En début d'année, une réforme particulièrement injuste et cruelle du régime d'assurance-emploi entrait en vigueur. La colère des régions comptant un fort contingent de travailleurs saisonniers et précaires n'a pas ébranlé le gouvernement Harper. Pas plus que la dénonciation votée unanimement par l'Assemblée nationale du Québec, province qui regroupe 40% des travailleurs saisonniers au pays et risque de surcroît de voir son budget d'aide sociale échopper.

Cette réforme est odieuse parce qu'elle frappe de plein fouet les travailleurs vulnérables et les régions aux prises avec de sévères problèmes d'emploi. Cette indifférence est d'autant plus choquante, qu'elle rappelle les douloureux souvenirs de l'inertie du fédéral alors que la crise forestière sévissait dans nombre de ces communautés.

Sur le fond des choses, qu'en est-il au juste de cette réforme? De tout temps, le régime d'assurance-emploi a comporté l'obligation d'être disponible et en recherche active d'emploi. Toutefois, cette recherche était balisée par la définition de ce qu'est un «emploi convenable», au sens de la Déclaration universelle des droits de l'homme. C'est cet équilibre qui est maintenant remis en cause.

Pour la première fois, la loi établit trois catégories de chômeurs avec des droits différents, selon qu'il s'agisse de travailleurs saisonniers, de travailleurs réguliers de longue date ou encore de chômeurs occasionnels. La nouvelle loi rogne sur les droits fondamentaux des chômeurs saisonniers en les forçant à rechercher un emploi en dehors de leur champ d'expertise, un emploi beaucoup moins rémunérateur, voire même à distance appréciable de leur lieu de résidence. Cela génère des coûts et ajoute aux difficultés de conciliation travail-famille.

Dans le passé, on a pu voir la durée des prestations varier en fonction des taux régionaux de chômage. Cette approche pouvait se justifier dans une perspective d'équité. Jamais, cependant, aucun gouvernement n'avait osé s'attaquer au droit de chacun des chômeurs d'occuper un emploi convenable pour bénéficier du régime. C'est à ce droit fondamental que s'en prend cette réforme déposée dans le cadre de la loi mammouth C-38. Quel abus quand on constate que ces amendements n'ont rien à voir avec le budget fédéral!  En effet, depuis 1990, le gouvernement ne met plus un sou dans la caisse d'assurance-emploi, qui ne repose que sur les contributions des employeurs et des travailleurs.

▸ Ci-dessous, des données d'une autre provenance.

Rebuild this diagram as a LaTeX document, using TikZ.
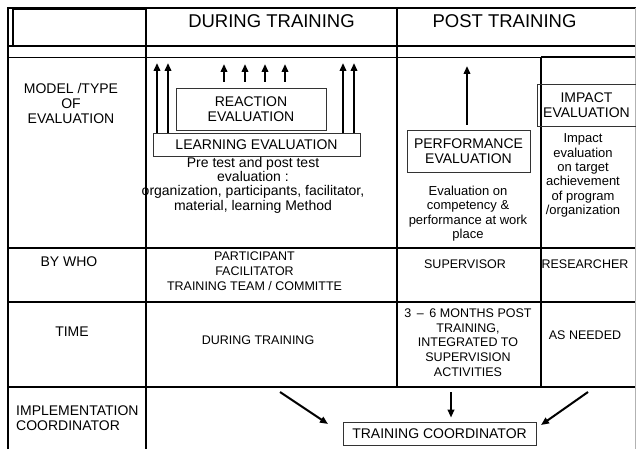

Qu'on ne se méprenne pas, cette réforme ne s'attaque pas aux disparités régionales, ni aux problèmes de formation et d'employabilité. Elle s'en prend aux chômeurs, comme si c'était eux qui étaient responsables de la structure industrielle d'une région! Ce n'est pas en appauvrissant les travailleurs qu'on développe des économies régionales fortes, ni qu'on consolide l'occupation du territoire. Pas étonnant, dans ce contexte, que l'opposition à la réforme rejoint non seulement les travailleurs, mais aussi les employeurs et les chambres de commerce des régions concernées!

Certes, le développement régional relève des provinces. Toutefois, le fédéral dispose d'énormes pouvoirs en matière de développement économique dont se réclame abondamment le gouvernement Harper. Pire encore, le gouvernement fédéral a une marge de manoeuvre de plus de 200 millions de dollars à même la caisse de l'assurance-emploi pour améliorer les programmes de formation professionnelle qu'il refuse d'utiliser en rêvant de baisses de cotisations!

La loi de l'assurance-emploi était déjà considérablement affaiblie depuis seulement un travailleur sur deux pouvait avoir accès au programme. Les nouveaux reculs ne cherchent qu'à la rendre encore plus caduque. La résistance se poursuit. Espérons qu'elle viendra à bout de cette loi inique.